Ninety-eight times. That’s how often the Augar report uses the word ‘value’.
The first is in the foreword where Philip Augar defines his report as an opportunity to consider whether post-18 education is “delivering value to students and taxpayers”. The last is a recommendation that teaching grants should “reflect more accurately the subject’s reasonable costs and its social and economic value”.
Five times. That’s how often the panel acknowledges that the value of education cannot always be reckoned in pounds and pence. And of those five, three are followed within a few lines by the word ‘but’ and a reminder that the pennies count.
A word that means whatever you want it to mean
The word “value” appears in the panels’s terms of reference too. Yet no attempt was made by the Prime Minister, who commissioned the Review, to define the value that post-18 education sows in society. Nor by the DfE in publishing its remit. Nor by the Augar panel of experts itself.
The Education Secretary defined it though. On 26th May, just four days before the report was published, Damian Hinds called for “an end to low-value degrees”, explaining that “poor value” meant graduates failing to earn enough five years after leaving university to start making loan repayments.
In that case, my undergraduate degree was “poor value”. After I graduated, I started a business that is now a non-profit organisation supporting more than ten thousand school-leavers each year. It took around five years before I dared pay myself even the £23,000 that Augar proposes should be the repayment threshold.
Value, apparently, does not mean supporting business or social enterprise.
My ex-flatmate’s degree was poor value. He got a double first from Oxford and eventually became a successful writer, but he spent many years doing rubbish temping jobs to give himself time to forge his craft, secure an agent and get a break. He wrote for the stage, radio, television and film – the British film industry alone is larger contributor to the UK economy than our car industry, but many of its workers earn little until, after many years, they might get established.
Value, apparently, does not mean investment in the creative arts.
Another friend volunteered for charities for two years before getting a poorly paid job in Bosnia helping refugees after the war. She went on to work in the developing world for the benefit of humanity, before coming back to the UK to qualify as a nurse.
Value, apparently, does not mean doing a job that helps others more than it helps you.
Students without the privilege of social capital – denied by their class, their race, their disabilities or their gender – earn, on average, thousands of pounds less than their more favoured peers.

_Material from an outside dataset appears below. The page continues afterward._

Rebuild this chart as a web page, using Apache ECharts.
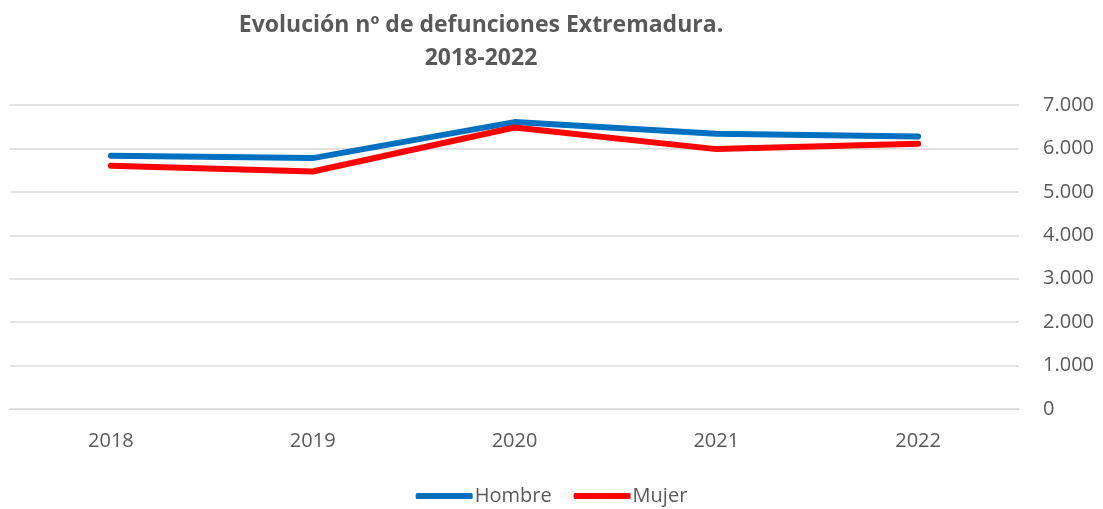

Meanwhile, many students – young and mature – attend their local university or college because their communities have been economically tattered. Study is their best hope of stitching together a fearless future. When they graduate, if they continue to live alongside their neighbours, to rebuild those communities, they won’t earn what they could by digging deeper the divisions in society instead.
Value, apparently, does not mean battling regional and social inequality.

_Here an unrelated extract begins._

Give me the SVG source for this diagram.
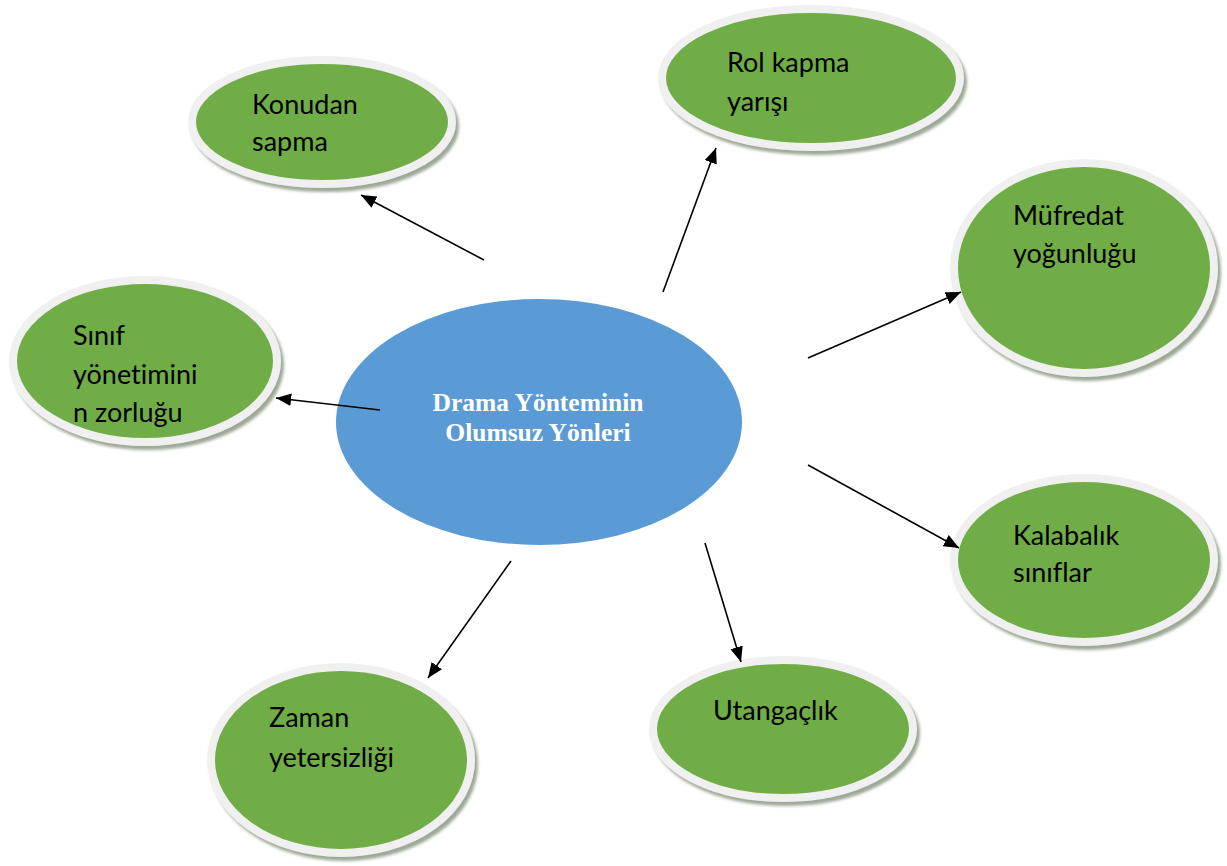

On the other hand, when I graduated, a fellow student from my university went to work for Lehman Brothers. We all envied his starting salary. I remember wondering about him in 2008.
Value, apparently, does include producing nothing but wealth for those who already have it.
A concept without value
This idea of value has no value. Salary is a poor measure of value. But, for want of a better definition, the Augar Review builds a buttress to the edifice, fortifying this teetering notion of value. Even Augar’s many laudable recommendations on access, lifelong learning and alternative pathways serve only to reinforce rather than rebut, because they whitewash the stains rather than tackling their cause.
Augar steers the discourse about student funding down the well-travelled road of counting what’s measured, rather than measuring what counts.
The earnings are the outputs and the inputs are the costs. Value, however, is to cost as age is to age at birth. Cost alone tells you only about affordability, but value depends on whether you are affording a home or a hamster.
We have no good measures for the value of post-18 education and Augar has shrunk from the task of defining it and finding valid ways to account it. When we resort to poor proxies instead, all we do is bolster those false goals and undermine what we hold truly dear.
Whenever you cannot measure value, look to your values instead.
We cannot fund our post-18 education system without a clear understanding of what it is for. It is about better jobs, earning more, but it is about so much more.
To me, education is about cultivating our tomorrows, handing them the tools to survive and to thrive and trusting them to do so.
There are just two certainties about the future: we do not know what it will be; and, whatever it is, there will be change. And so there is one thing that must be common to all post-18 education, one thing that every 18-year old must have to face that future for their own good and for the good of us all: they need the resilience that comes from a rounded set of versatile skills, knowledge and virtues.
Until we have a funding system that puts that as the goal, we will – like Augar, Browne and Dearing – merely be tinkering with the balances to shift the unfairness from the shoulders of taxpayers to students and back again.